Exercise aim: Copy each line exactly. Drop every picture.

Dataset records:
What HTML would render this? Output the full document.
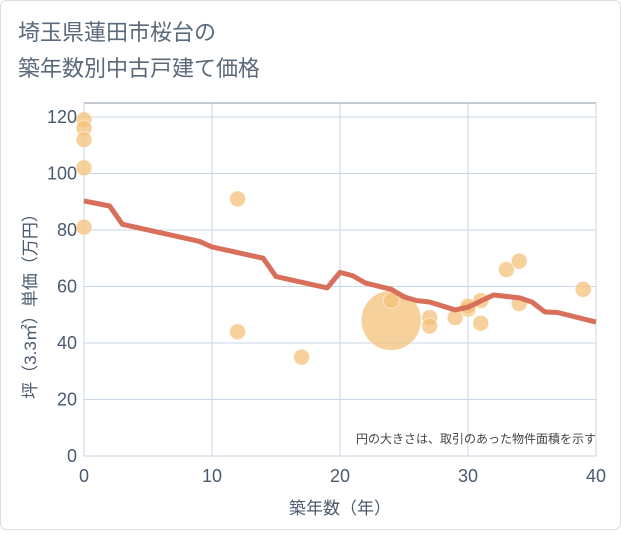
<!DOCTYPE html>
<html><head><meta charset="utf-8"><style>
body{margin:0;background:#fff;font-family:"Liberation Sans","Noto Sans CJK JP",sans-serif;}
</style></head><body>
<svg width="621" height="530" viewBox="0 0 621 530" id="c" font-family="Liberation Sans, Noto Sans CJK JP, sans-serif">
<rect x="0.5" y="0.5" width="620" height="529" rx="6" fill="#fff" stroke="#ddd"/>
<text x="18" y="40" font-size="22" fill="#5a6a7a">埼玉県蓮田市桜台の</text>
<text x="18" y="76" font-size="22" fill="#5a6a7a">築年数別中古戸建て価格</text>
<rect x="84" y="103" width="512" height="353" fill="none" stroke="#8a96a3" stroke-width="1"/>
<g id="grid"></g><g id="bubbles"></g><g id="line"></g><g id="ticks"></g>
<text x="596" y="443" font-size="12" fill="#444" text-anchor="end">円の大きさは、取引のあった物件面積を示す</text>
<text x="340" y="514" font-size="17" fill="#4a5b6e" text-anchor="middle">築年数（年）</text>
<text transform="translate(36,302) rotate(-90)" font-size="17" fill="#4a5b6e" text-anchor="middle">坪（3.3㎡）単価（万円）</text>
</svg>
<script>
const xTicks=[0,10,20,30,40];
const yTicks=[0,20,40,60,80,100,120];
const lineX=[0,2,3,9,10,14,15,19,20,21,22,24,25,26,27,29,30,32,34,35,36,37,40];
const lineY=[90.3,88.5,82,76,74,70,63.5,59.5,65,63.8,61.2,59,56.3,55,54.5,51.7,52.7,57,56,54.5,51,50.8,47.4];
const bubX=[0,0,0,0,0,12,12,17,24,24,27,27,29,30,30,31,31,33,34,34,39];
const bubY=[119,116,112,102,81,91,44,35,48,55,49,46,49,52,53,55,47,66,69,54,59];
const bubR=[8,8,8,8,8,8,8,8,30,8,8,8,8,8,8,8,8,8,8,8,8];
const NS="http://www.w3.org/2000/svg";
const xs=v=>84+v*12.8, ys=v=>456-v*2.825;
function mk(t,a,p){const e=document.createElementNS(NS,t);for(const k in a)e.setAttribute(k,a[k]);p.appendChild(e);return e;}
const g=document.getElementById('grid'),tk=document.getElementById('ticks');
xTicks.forEach(v=>{const l=mk('line',{x1:xs(v),x2:xs(v),y1:103,y2:456,stroke:'#c9d6e5'},g);


const t=mk('text',{x:xs(v),y:482,'font-size':18,fill:'#4a5b6e','text-anchor':'middle'},tk);t.textContent=v;

});
yTicks.forEach(v=>{const l=mk('line',{x1:84,x2:596,y1:ys(v),y2:ys(v),stroke:'#c9d6e5'},g);


const t=mk('text',{x:77,y:ys(v)+6,'font-size':18,fill:'#4a5b6e','text-anchor':'end'},tk);t.textContent=v;

});
const b=document.getElementById('bubbles');
bubX.forEach((x,i)=>{const c=mk('circle',{cx:xs(x),cy:ys(bubY[i]),r:bubR[i],fill:'#f4c17a','fill-opacity':0.75,stroke:'#fff','stroke-opacity':0.5},b);

});
const p=mk('polyline',{points:lineX.map((x,i)=>xs(x)+','+ys(lineY[i])).join(' '),fill:'none',stroke:'#d86f5a','stroke-width':5,'stroke-linejoin':'round'},document.getElementById('line'));


</script>
</body></html>
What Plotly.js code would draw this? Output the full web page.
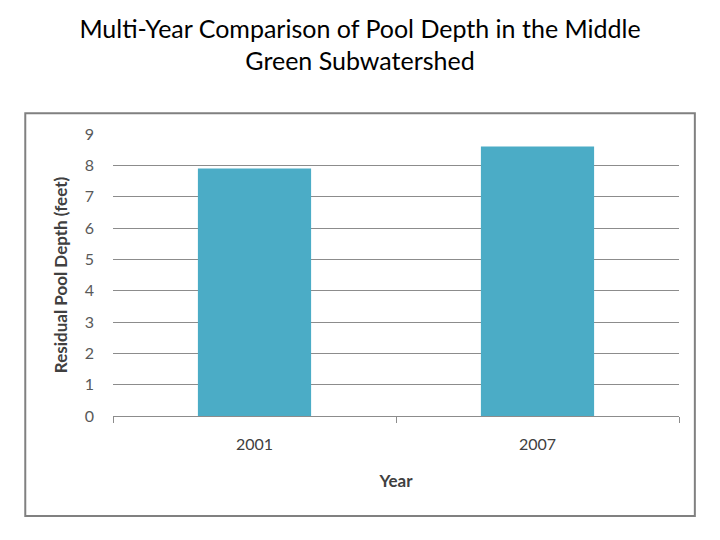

Answer to the exercise:
What HTML would render this? Output the full document.
<!DOCTYPE html>
<html><head><meta charset="utf-8"><style>
body{margin:0;background:#fff;font-family:"Liberation Sans","Noto Sans CJK JP",sans-serif;}
</style></head><body>
<svg width="621" height="530" viewBox="0 0 621 530" id="c" font-family="Liberation Sans, Noto Sans CJK JP, sans-serif">
<rect x="0.5" y="0.5" width="620" height="529" rx="6" fill="#fff" stroke="#ddd"/>
<text x="18" y="40" font-size="22" fill="#5a6a7a">埼玉県蓮田市桜台の</text>
<text x="18" y="76" font-size="22" fill="#5a6a7a">築年数別中古戸建て価格</text>
<rect x="84" y="103" width="512" height="353" fill="none" stroke="#8a96a3" stroke-width="1"/>
<g id="grid"></g><g id="bubbles"></g><g id="line"></g><g id="ticks"></g>
<text x="596" y="443" font-size="12" fill="#444" text-anchor="end">円の大きさは、取引のあった物件面積を示す</text>
<text x="340" y="514" font-size="17" fill="#4a5b6e" text-anchor="middle">築年数（年）</text>
<text transform="translate(36,302) rotate(-90)" font-size="17" fill="#4a5b6e" text-anchor="middle">坪（3.3㎡）単価（万円）</text>
</svg>
<script>
const xTicks=[0,10,20,30,40];
const yTicks=[0,20,40,60,80,100,120];
const lineX=[0,2,3,9,10,14,15,19,20,21,22,24,25,26,27,29,30,32,34,35,36,37,40];
const lineY=[90.3,88.5,82,76,74,70,63.5,59.5,65,63.8,61.2,59,56.3,55,54.5,51.7,52.7,57,56,54.5,51,50.8,47.4];
const bubX=[0,0,0,0,0,12,12,17,24,24,27,27,29,30,30,31,31,33,34,34,39];
const bubY=[119,116,112,102,81,91,44,35,48,55,49,46,49,52,53,55,47,66,69,54,59];
const bubR=[8,8,8,8,8,8,8,8,30,8,8,8,8,8,8,8,8,8,8,8,8];
const NS="http://www.w3.org/2000/svg";
const xs=v=>84+v*12.8, ys=v=>456-v*2.825;
function mk(t,a,p){const e=document.createElementNS(NS,t);for(const k in a)e.setAttribute(k,a[k]);p.appendChild(e);return e;}
const g=document.getElementById('grid'),tk=document.getElementById('ticks');
xTicks.forEach(v=>{const l=mk('line',{x1:xs(v),x2:xs(v),y1:103,y2:456,stroke:'#c9d6e5'},g);


const t=mk('text',{x:xs(v),y:482,'font-size':18,fill:'#4a5b6e','text-anchor':'middle'},tk);t.textContent=v;

});
yTicks.forEach(v=>{const l=mk('line',{x1:84,x2:596,y1:ys(v),y2:ys(v),stroke:'#c9d6e5'},g);


const t=mk('text',{x:77,y:ys(v)+6,'font-size':18,fill:'#4a5b6e','text-anchor':'end'},tk);t.textContent=v;

});
const b=document.getElementById('bubbles');
bubX.forEach((x,i)=>{const c=mk('circle',{cx:xs(x),cy:ys(bubY[i]),r:bubR[i],fill:'#f4c17a','fill-opacity':0.75,stroke:'#fff','stroke-opacity':0.5},b);

});
const p=mk('polyline',{points:lineX.map((x,i)=>xs(x)+','+ys(lineY[i])).join(' '),fill:'none',stroke:'#d86f5a','stroke-width':5,'stroke-linejoin':'round'},document.getElementById('line'));


</script>
</body></html>
What Plotly.js code would draw this? Output the full web page.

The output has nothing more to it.